= Luiga Gerbini =

Signora Luiga Gerbini (c. 1770- c. 1818) was an Italian violinist and singer from Turin. As a pupil of Gaetano Pugnani and Giovanni Battista Viotti, her playing was virtuosic. This was notable considering she was a woman violinist in the 18th century. Not only was it uncommon for a woman to have public fame for being a musician, but more because she was a violinist- an instrument traditionally not played by women.

The first decade of her career she was active as a soprano, but made less of an impact compared to her violin playing. She presumably gave her debut in 1790 in the Theater of Gorizia, Italy. In November of that year, she performed at the Paris Théâtre du Monsieur, where she sang and played the violin in between acts. The next year 1791 she was active in another Parisian theater, the Théâtre Feydeau, from 1794-96 she performed in Italy at the Florentine Teatro della Pergola at the opera and 1794 with singing and violin playing at La Scala in Milan. The next year she returned as singer and violinist in Livorno (Leghorn), Rome, and Naples. After such shows, she returned to Madrid in 1801 as a violinist, then back to London also as a violinist.

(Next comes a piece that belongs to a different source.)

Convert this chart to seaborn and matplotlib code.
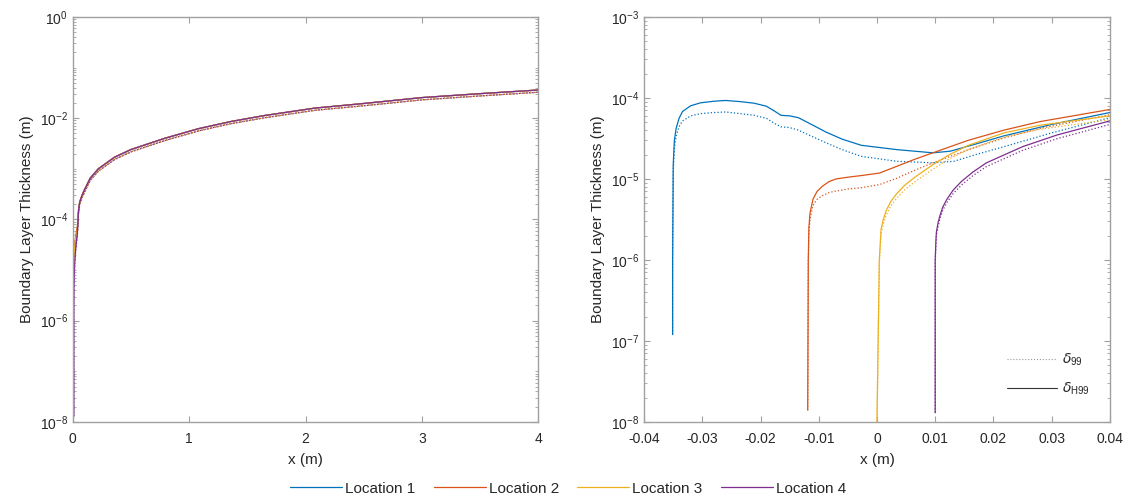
import numpy as np
import pandas as pd
import matplotlib
matplotlib.use("Agg")
import matplotlib.pyplot as plt
import seaborn as sns
from matplotlib.ticker import LogLocator, NullFormatter
from matplotlib.lines import Line2D

# near leading edge data, x in m
loc1_x_h = [-0.0351, -0.0351, -0.0350, -0.0348, -0.0345, -0.0340, -0.0334, -0.0320, -0.0303, -0.0280,
            -0.0260, -0.0235, -0.0211, -0.0190, -0.0175, -0.0165, -0.0150, -0.0135, -0.0110, -0.0088,
            -0.0060, -0.0027, 0.0034, 0.0096, 0.0126, 0.0170, 0.0218, 0.0300, 0.0400]
loc1_y_h = [1.2e-7, 1.0e-6, 1.5e-5, 3.0e-5, 4.2e-5, 5.6e-5, 6.8e-5, 8.0e-5, 8.7e-5, 9.1e-5,
            9.3e-5, 9.0e-5, 8.6e-5, 7.9e-5, 6.8e-5, 6.1e-5, 6.0e-5, 5.7e-5, 4.6e-5, 3.8e-5,
            3.1e-5, 2.6e-5, 2.3e-5, 2.1e-5, 2.2e-5, 2.7e-5, 3.4e-5, 4.7e-5, 6.6e-5]
loc1_x_d = [-0.0351, -0.0351, -0.0350, -0.0348, -0.0345, -0.0340, -0.0334, -0.0320, -0.0303, -0.0280,
            -0.0260, -0.0235, -0.0211, -0.0190, -0.0175, -0.0165, -0.0150, -0.0135, -0.0110, -0.0088,
            -0.0060, -0.0027, 0.0034, 0.0096, 0.0132, 0.0170, 0.0218, 0.0300, 0.0400]
loc1_y_d = [1.2e-7, 1.0e-6, 1.2e-5, 2.4e-5, 3.4e-5, 4.4e-5, 5.2e-5, 6.0e-5, 6.4e-5, 6.6e-5,
            6.7e-5, 6.4e-5, 6.1e-5, 5.6e-5, 4.8e-5, 4.4e-5, 4.3e-5, 4.0e-5, 3.3e-5, 2.8e-5,
            2.3e-5, 1.9e-5, 1.65e-5, 1.58e-5, 1.65e-5, 2.0e-5, 2.5e-5, 3.7e-5, 5.7e-5]

loc2_x_h = [-0.0119, -0.0118, -0.0117, -0.0115, -0.0110, -0.0103, -0.0094, -0.0082, -0.0070, -0.0050,
            -0.0027, 0.0004, 0.0034, 0.0065, 0.0096, 0.0157, 0.0218, 0.0280, 0.0400]
loc2_y_h = [1.4e-8, 1.0e-6, 2.5e-6, 3.8e-6, 5.6e-6, 7.0e-6, 8.1e-6, 9.3e-6, 1.0e-5, 1.05e-5,
            1.1e-5, 1.18e-5, 1.43e-5, 1.75e-5, 2.1e-5, 3.0e-5, 4.0e-5, 5.1e-5, 7.2e-5]
loc2_x_d = [-0.0119, -0.0118, -0.0117, -0.0115, -0.0110, -0.0103, -0.0094, -0.0082, -0.0070, -0.0050,
            -0.0027, 0.0004, 0.0034, 0.0065, 0.0096, 0.0157, 0.0218, 0.0280, 0.0400]
loc2_y_d = [1.4e-8, 9.0e-7, 2.1e-6, 3.2e-6, 4.7e-6, 5.6e-6, 6.2e-6, 6.8e-6, 7.1e-6, 7.5e-6,
            7.8e-6, 8.5e-6, 1.02e-5, 1.28e-5, 1.58e-5, 2.3e-5, 3.2e-5, 4.2e-5, 6.2e-5]

loc3_x_h = [0.0000, 0.0002, 0.0004, 0.0007, 0.0011, 0.0016, 0.0024, 0.0034, 0.0048, 0.0065, 0.0096,
            0.0125, 0.0157, 0.0218, 0.0280, 0.0400]
loc3_y_h = [1.0e-8, 1.0e-7, 1.0e-6, 2.4e-6, 3.2e-6, 4.1e-6, 5.3e-6, 6.6e-6, 8.4e-6, 1.05e-5, 1.5e-5,
            2.0e-5, 2.6e-5, 3.7e-5, 4.6e-5, 6.0e-5]
loc3_x_d = [0.0000, 0.0002, 0.0004, 0.0007, 0.0011, 0.0016, 0.0024, 0.0034, 0.0048, 0.0065, 0.0096,
            0.0125, 0.0157, 0.0218, 0.0280, 0.0400]
loc3_y_d = [1.0e-8, 1.0e-7, 9.0e-7, 2.1e-6, 2.8e-6, 3.6e-6, 4.7e-6, 5.8e-6, 7.4e-6, 9.2e-6, 1.32e-5,
            1.78e-5, 2.3e-5, 3.3e-5, 4.1e-5, 5.4e-5]

loc4_x_h = [0.0100, 0.0100, 0.0101, 0.0102, 0.0105, 0.0108, 0.0113, 0.0120, 0.0131, 0.0145, 0.0165,
            0.0188, 0.0250, 0.0310, 0.0400]
loc4_y_h = [1.3e-8, 1.0e-6, 1.6e-6, 2.2e-6, 2.9e-6, 3.5e-6, 4.5e-6, 5.6e-6, 7.3e-6, 9.3e-6, 1.22e-5,
            1.58e-5, 2.5e-5, 3.5e-5, 5.2e-5]
loc4_x_d = [0.0100, 0.0100, 0.0101, 0.0102, 0.0105, 0.0108, 0.0113, 0.0120, 0.0131, 0.0145, 0.0165,
            0.0188, 0.0250, 0.0310, 0.0400]
loc4_y_d = [1.3e-8, 9.0e-7, 1.4e-6, 2.0e-6, 2.6e-6, 3.2e-6, 4.1e-6, 5.1e-6, 6.6e-6, 8.4e-6, 1.1e-5,
            1.42e-5, 2.25e-5, 3.15e-5, 4.7e-5]

# downstream part, shared by all locations
tail_x = [0.05, 0.06, 0.08, 0.1, 0.15, 0.22, 0.36, 0.5, 0.79, 1.08, 1.36, 1.65, 2.08, 2.5, 3.0, 3.5, 4.0]
tail_y_h = [1.5e-4, 2.2e-4, 3.0e-4, 3.8e-4, 6.5e-4, 1.0e-3, 1.7e-3, 2.4e-3, 4.0e-3, 6.2e-3,
            8.6e-3, 1.13e-2, 1.58e-2, 1.95e-2, 2.55e-2, 3.05e-2, 3.6e-2]
tail_y_d = [1.35e-4, 2.0e-4, 2.7e-4, 3.4e-4, 5.9e-4, 9.0e-4, 1.53e-3, 2.16e-3, 3.6e-3, 5.6e-3,
            7.8e-3, 1.02e-2, 1.43e-2, 1.76e-2, 2.3e-2, 2.75e-2, 3.25e-2]

locations = ["Location 1", "Location 2", "Location 3", "Location 4"]
colors = ["#0072BD", "#D95319", "#EDB120", "#7E2F8E"]
series = {
    "Location 1": (loc1_x_h, loc1_y_h, loc1_x_d, loc1_y_d),
    "Location 2": (loc2_x_h, loc2_y_h, loc2_x_d, loc2_y_d),
    "Location 3": (loc3_x_h, loc3_y_h, loc3_x_d, loc3_y_d),
    "Location 4": (loc4_x_h, loc4_y_h, loc4_x_d, loc4_y_d),
}

sns.set_style("ticks")
plt.rcParams["font.family"] = ["Liberation Sans", "DejaVu Sans"]
plt.rcParams["mathtext.default"] = "regular"

fig = plt.figure(figsize=(11.36, 4.97), dpi=100)
ax1 = fig.add_axes([0.064, 0.151, 0.410, 0.815])
ax2 = fig.add_axes([0.567, 0.151, 0.410, 0.815])

for ax in (ax1, ax2):
    for loc, col in zip(locations, colors):
        xh, yh, xd, yd = series[loc]
        sns.lineplot(x=list(xh) + tail_x, y=list(yh) + tail_y_h, ax=ax, color=col,
                     lw=0.9, sort=False, estimator=None, legend=False)
        sns.lineplot(x=list(xd) + tail_x, y=list(yd) + tail_y_d, ax=ax, color=col,
                     lw=0.9, ls=":", sort=False, estimator=None, legend=False)
    ax.set_yscale("log")
    ax.set_xlabel("x (m)", fontsize=11, color="#262626", labelpad=5)
    ax.set_ylabel("Boundary Layer Thickness (m)", fontsize=11, color="#262626")
    ax.tick_params(which="both", direction="in", top=True, right=True,
                   colors="#a0a0a0", labelcolor="#262626", labelsize=10)
    ax.tick_params(axis="x", which="major", pad=7)
    ax.tick_params(which="major", length=4)
    ax.tick_params(which="minor", length=2)
    for s in ax.spines.values():
        s.set_color("#a0a0a0")
        s.set_linewidth(1.0)

ax1.set_xlim(0, 4)
ax1.set_ylim(1e-8, 1)
ax1.set_xticks([0, 1, 2, 3, 4])
ax1.set_yticks([1e-8, 1e-6, 1e-4, 1e-2, 1])
ax1.yaxis.set_minor_locator(LogLocator(base=10, subs=np.arange(1, 10), numticks=100))
ax1.yaxis.set_minor_formatter(NullFormatter())

ax2.set_xlim(-0.04, 0.04)
ax2.set_ylim(1e-8, 1e-3)
ax2.set_xticks([-0.04, -0.03, -0.02, -0.01, 0, 0.01, 0.02, 0.03, 0.04])
ax2.set_xticklabels(["-0.04", "-0.03", "-0.02", "-0.01", "0", "0.01", "0.02", "0.03", "0.04"])
ax2.set_yticks([1e-8, 1e-7, 1e-6, 1e-5, 1e-4, 1e-3])
ax2.yaxis.set_minor_locator(LogLocator(base=10, subs=np.arange(2, 10), numticks=100))
ax2.yaxis.set_minor_formatter(NullFormatter())

# line-style legend inside right panel
style_handles = [Line2D([], [], color="#999999", lw=0.8, ls=":"),
                 Line2D([], [], color="#333333", lw=0.8, ls="-")]
ax2.legend(style_handles, [r"$\mathit{\delta}_{99}$", r"$\mathit{\delta}_{H99}$"],
           loc="lower right", bbox_to_anchor=(0.985, 0.03), frameon=False,
           handlelength=3.6, handletextpad=0.4, fontsize=10, labelspacing=0.9)

# location legend at bottom
loc_handles = [Line2D([], [], color=c, lw=0.9) for c in colors]
fig.legend(loc_handles, locations, loc="lower center", ncol=4, frameon=False,
           bbox_to_anchor=(0.5, -0.025), fontsize=11, handlelength=3.4, columnspacing=1.2,
           handletextpad=0.2)

fig.savefig("out.png", dpi=100)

Luiga Gerbini was criticized for the instrument she played at the time, for it was socially undesirable for a woman to perform violin in public. In a letter to the editor of “Newcastle Weekly Chronicle”, it read “It is unseemly as well as uncommon to behold a female playing the violin and prejudice will operate, along with her other defects, to prevent her retaining the good opinion of the public”. Although there were those who critiqued her for playing the violin as a woman, there were those who were amazed by Gerbiini’s excellent performance: “[Gerbini] whose extraordinary power of the bow, whose strength in passagework and technical difficulty ascends nearly to the unbelievable for the lady’s chamber”.

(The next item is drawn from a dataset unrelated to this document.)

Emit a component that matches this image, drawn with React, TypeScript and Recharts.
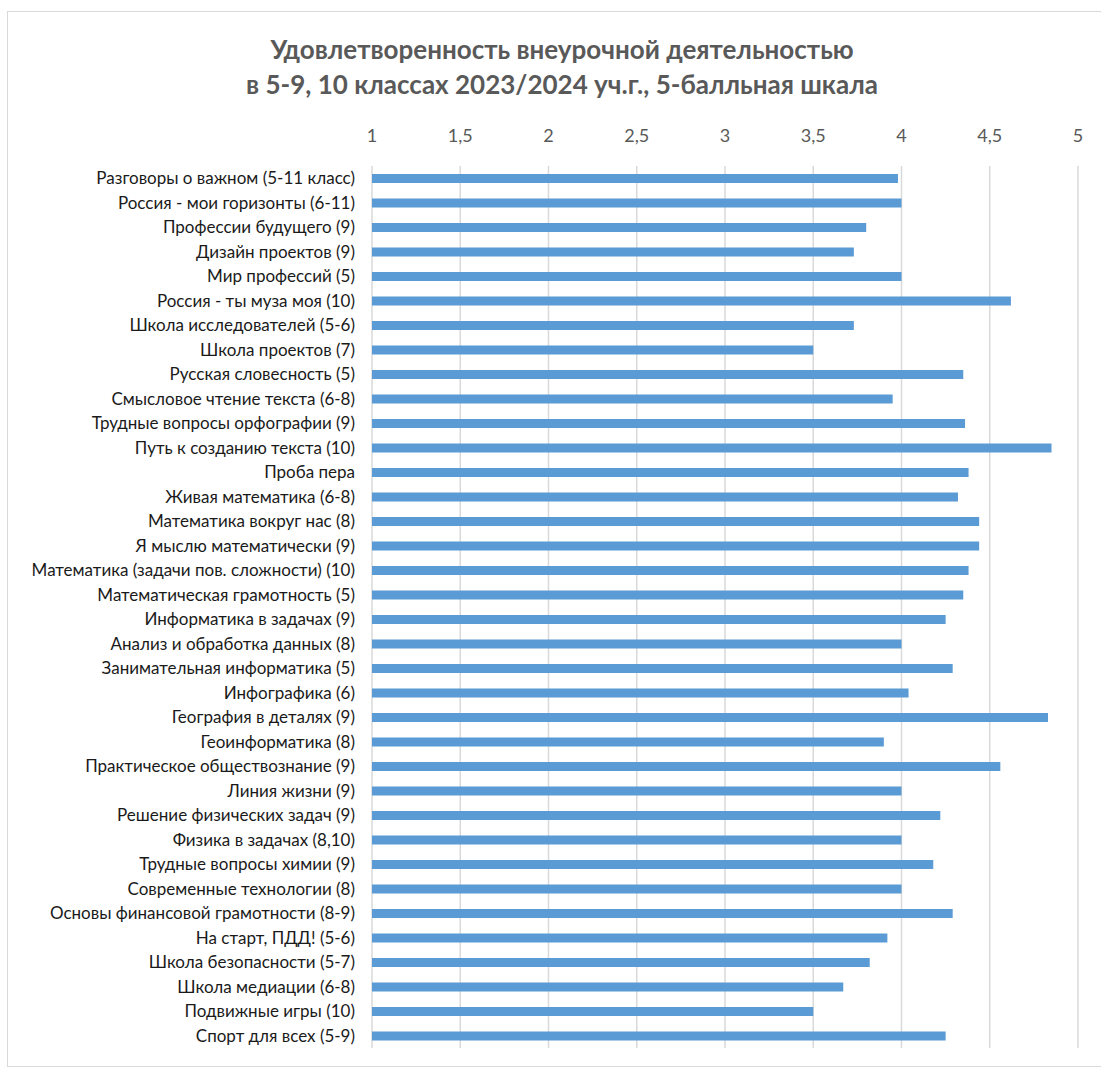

The journal article, "Les Débuts de Viotti comme directeur de l'Opéra en 1819" records "This interlude or pasticcio had been the arranged debut of Signora Gerbini, who, despite her very beautiful voice, was stiff and a little awkward. But, and here's where the story gets worse: Gerbini had two strings to her bow, and the singer from a skilled violinist: She did much better on the violin. We applauded her loudly in a charming manner".

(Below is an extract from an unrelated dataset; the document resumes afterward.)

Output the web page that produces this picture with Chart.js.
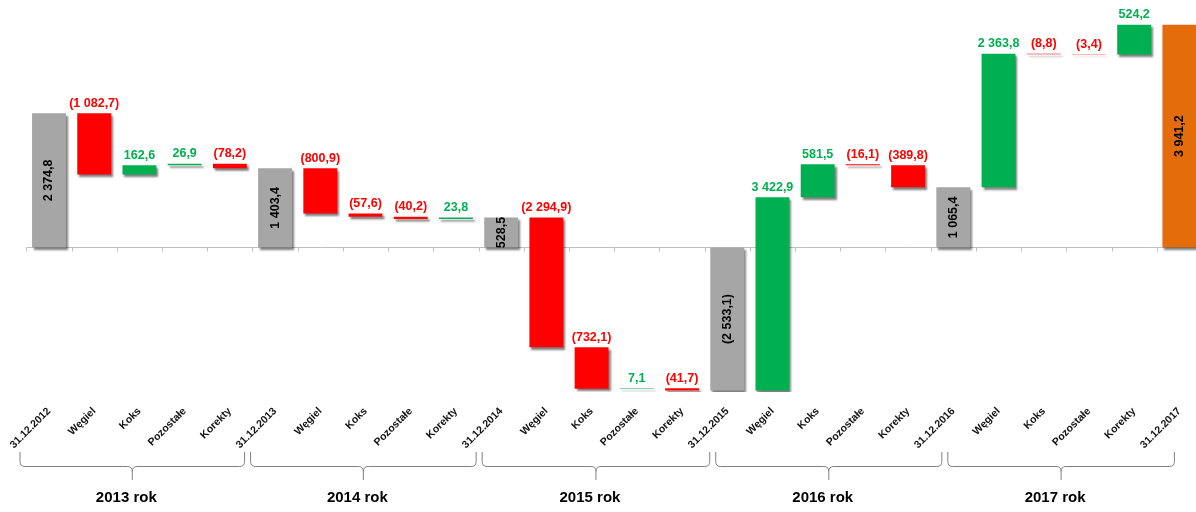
<!DOCTYPE html>
<html>
<head>
<meta charset="utf-8">
<script src="https://cdn.jsdelivr.net/npm/chart.js@4/dist/chart.umd.min.js"></script>
<style>
html,body{margin:0;padding:0;background:#fff;overflow:hidden;}
#wrap{position:absolute;left:0;top:0;width:1202px;height:512px;}
</style>
</head>
<body>
<div id="wrap"><canvas id="c"></canvas></div>
<script>
// ---- data ----
const categories = [
  '31.12.2012','Węgiel','Koks','Pozostałe','Korekty',
  '31.12.2013','Węgiel','Koks','Pozostałe','Korekty',
  '31.12.2014','Węgiel','Koks','Pozostałe','Korekty',
  '31.12.2015','Węgiel','Koks','Pozostałe','Korekty',
  '31.12.2016','Węgiel','Koks','Pozostałe','Korekty',
  '31.12.2017'
];
const values = [
  2374.8, -1082.7, 162.6, 26.9, -78.2,
  1403.4, -800.9, -57.6, -40.2, 23.8,
  528.5, -2294.9, -732.1, 7.1, -41.7,
  -2533.1, 3422.9, 581.5, -16.1, -389.8,
  1065.4, 2363.8, -8.8, -3.4, 524.2,
  3941.2
];
const totalIndexes = [0, 5, 10, 15, 20, 25];
const finalIndex = 25;
const yearLabels = ['2013 rok', '2014 rok', '2015 rok', '2016 rok', '2017 rok'];

// ---- styles ----
const COLORS = { total: '#A6A6A6', up: '#00B050', down: '#FF0000', final: '#E46C0A' };
const FONT = '"Liberation Sans", Arial, sans-serif';

// build floating ranges
const ranges = [];
const barColors = [];
let running = 0;
values.forEach((v, i) => {
  if (totalIndexes.includes(i)) {
    ranges.push([0, v]);
    running = v;
    barColors.push(i === finalIndex ? COLORS.final : COLORS.total);
  } else {
    ranges.push([running, running + v]);
    running += v;
    barColors.push(v >= 0 ? COLORS.up : COLORS.down);
  }
});

function fmt(v) {
  const parts = Math.abs(v).toFixed(1).split('.');
  const s = parts[0].replace(/\B(?=(\d{3})+(?!\d))/g, ' ') + ',' + parts[1];
  return v < 0 ? '(' + s + ')' : s;
}

const waterfallPlugin = {
  id: 'waterfall',
  beforeDatasetsDraw(chart) {
    const ctx = chart.ctx, x = chart.scales.x, y = chart.scales.y;
    const y0 = Math.round(y.getPixelForValue(0)) + 0.5;
    ctx.save();
    ctx.strokeStyle = '#BFBFBF';
    ctx.lineWidth = 1;
    ctx.beginPath();
    ctx.moveTo(chart.chartArea.left, y0);
    ctx.lineTo(chart.chartArea.right, y0);
    for (let i = 0; i <= categories.length; i++) {
      const px = Math.round(x.getPixelForValue(i - 0.5)) + 0.5;
      ctx.moveTo(px, y0);
      ctx.lineTo(px, y0 + 4);
    }
    ctx.stroke();
    ctx.restore();
    ctx.save();
    ctx.shadowColor = 'rgba(0,0,0,0.5)';
    ctx.shadowOffsetX = 2;
    ctx.shadowOffsetY = 2.5;
    ctx.shadowBlur = 2;
  },
  afterDatasetsDraw(chart) {
    const ctx = chart.ctx;
    ctx.restore();
    const meta = chart.getDatasetMeta(0);
    ctx.save();
    ctx.font = 'bold 12.5px ' + FONT;
    meta.data.forEach((bar, i) => {
      const v = values[i];
      if (totalIndexes.includes(i)) {
        ctx.save();
        ctx.translate(bar.x, (bar.y + bar.base) / 2);
        ctx.rotate(-Math.PI / 2);
        ctx.fillStyle = '#000';
        ctx.textAlign = 'center';
        ctx.textBaseline = 'middle';
        ctx.fillText(fmt(v), 0, 0);
        ctx.restore();
      } else {
        const top = Math.min(bar.y, bar.base);
        ctx.fillStyle = v >= 0 ? COLORS.up : COLORS.down;
        ctx.textAlign = 'center';
        ctx.textBaseline = 'middle';
        ctx.fillText(fmt(v), bar.x, top - 10);
      }
    });
    ctx.restore();
  },
  afterDraw(chart) {
    const ctx = chart.ctx, x = chart.scales.x;
    const shifts = [29, 27.5, 22, 14.5, 8.5, 5];
    const edge = k => x.getPixelForValue(totalIndexes[k]) - shifts[k];
    const yTop = 452, yLine = 466.5, yTip = 480;
    ctx.save();
    ctx.strokeStyle = '#808080';
    ctx.lineWidth = 1;
    for (let k = 0; k < yearLabels.length; k++) {
      const L = edge(k) + (k > 0 ? 3 : 0);
      const R = edge(k + 1) - (k < yearLabels.length - 1 ? 3 : 0);
      const C = (L + R) / 2;
      ctx.beginPath();
      ctx.moveTo(L, yTop);
      ctx.lineTo(L, yLine - 5);
      ctx.quadraticCurveTo(L, yLine, L + 5, yLine);
      ctx.lineTo(C - 5, yLine);
      ctx.quadraticCurveTo(C, yLine, C, yLine + 5);
      ctx.lineTo(C, yTip);
      ctx.moveTo(C, yLine + 5);
      ctx.quadraticCurveTo(C, yLine, C + 5, yLine);
      ctx.lineTo(R - 5, yLine);
      ctx.quadraticCurveTo(R, yLine, R, yLine - 5);
      ctx.lineTo(R, yTop);
      ctx.stroke();
      ctx.fillStyle = '#000';
      ctx.font = 'bold 15px ' + FONT;
      ctx.textAlign = 'center';
      ctx.textBaseline = 'middle';
      ctx.fillText(yearLabels[k], C - 6, 498);
    }
    ctx.restore();
  }
};

new Chart(document.getElementById('c'), {
  type: 'bar',
  data: {
    labels: categories,
    datasets: [{
      data: ranges,
      backgroundColor: barColors,
      borderWidth: 0,
      barPercentage: 0.75,
      categoryPercentage: 1.0
    }]
  },
  options: {
    responsive: true,
    maintainAspectRatio: false,
    animation: false,
    layout: { padding: { left: 26.4, right: 0, top: 0, bottom: 0 } },
    plugins: { legend: { display: false }, tooltip: { enabled: false } },
    scales: {
      x: {
        grid: { display: false },
        border: { display: false },
        ticks: {
          autoSkip: false,
          maxRotation: 45,
          minRotation: 45,
          padding: 5,
          color: '#111',
          font: { family: FONT, size: 10.5, weight: 'bold' }
        },
        afterFit(scale) { scale.height = 120; }
      },
      y: {
        display: false,
        min: -2558,
        max: 4380
      }
    }
  },
  plugins: [waterfallPlugin]
});
</script>
</body>
</html>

Salons and benefit concerts were common at the time, and she appeared in many as there are still concert tickets that are preserved. As a violinist, she toured in 1807. She played in Vienna, then the next year in Milan. She also went to Paris in 1811 and Belgium in 1815.

18th century England had a frame that women were expected to be in: she was not allowed to upstage a man, and she could only play socially approved instruments such as the harpsichord, fortepiano, harp, or sing. Despite this, Gerbini as a strong violinist knew how to maintain a stage career, tour, and display herself to many parts of Europe.